Hemitoxin (HTX; α-KTx6.15) is a 35-mer basic peptide from the venom of the Iranian scorpion Hemiscorpius lepturus, which reversibly blocks Kv1.1, Kv1.2 and Kv1.3 voltage-gated K+ channels.

Sources

HTX is a neurotoxin derived from the venom of the scorpion Hemiscorpius lepturus, which is found in the southwest province of Iran, Khuzestan. Hemitoxin constitutes about 0.1% of all venom proteins found in the Hemiscorpius lepturus venom gland.

Chemistry

HTX is a peptide composed of 35 amino acids including eight cysteine residues which are cross linked forming four intramolecular cystine amino acids via disulfide bridges. It belongs to subfamily 6 of the α-KTx family of potassium channel scorpion toxins and has the highest sequence similarity with Maurotoxin (MTX), which is derived from a Tunisian scorpion called Scorpio maurus palmatus. MTX is also a K+ channel blocker but is composed of 34 amino acids instead of 35.

Target

HTX is a voltage-gated K+ channel blocker peptide. It reversibly blocks type Kv1.1, Kv1.2 and Kv1.3 channels with IC50 values of 13, 16 and 2 nM, respectively. HTX has a different affinity for K+ channels.

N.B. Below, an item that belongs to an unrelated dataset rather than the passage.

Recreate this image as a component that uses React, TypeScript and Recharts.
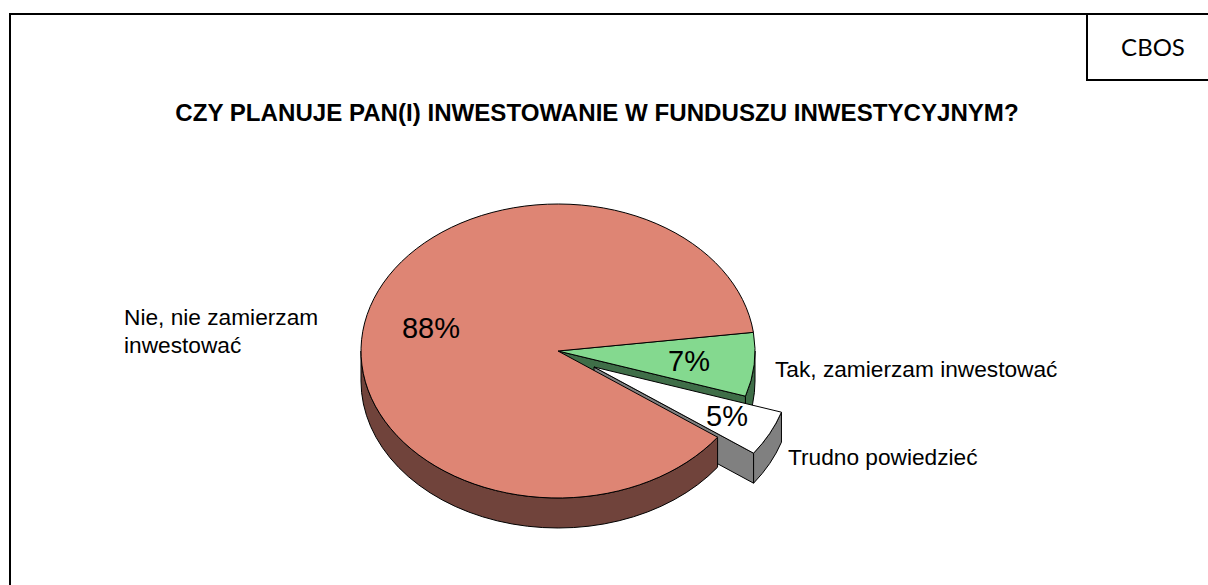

It appears to be 20 times less potent on Kv1.2 channels and 90 times more potent on Kv1.3 channels than the α-KTx6 family member MTX.

Mode of Action

HTX causes reversible current inhibition on Kv1.1, Kv1.2 and Kv1.3 channels.

Toxicity

Intracerebroventricular injection of HTX has been shown to cause neurotoxic symptoms in mice with an LD50 of 0.3 μg per 20 g body weight.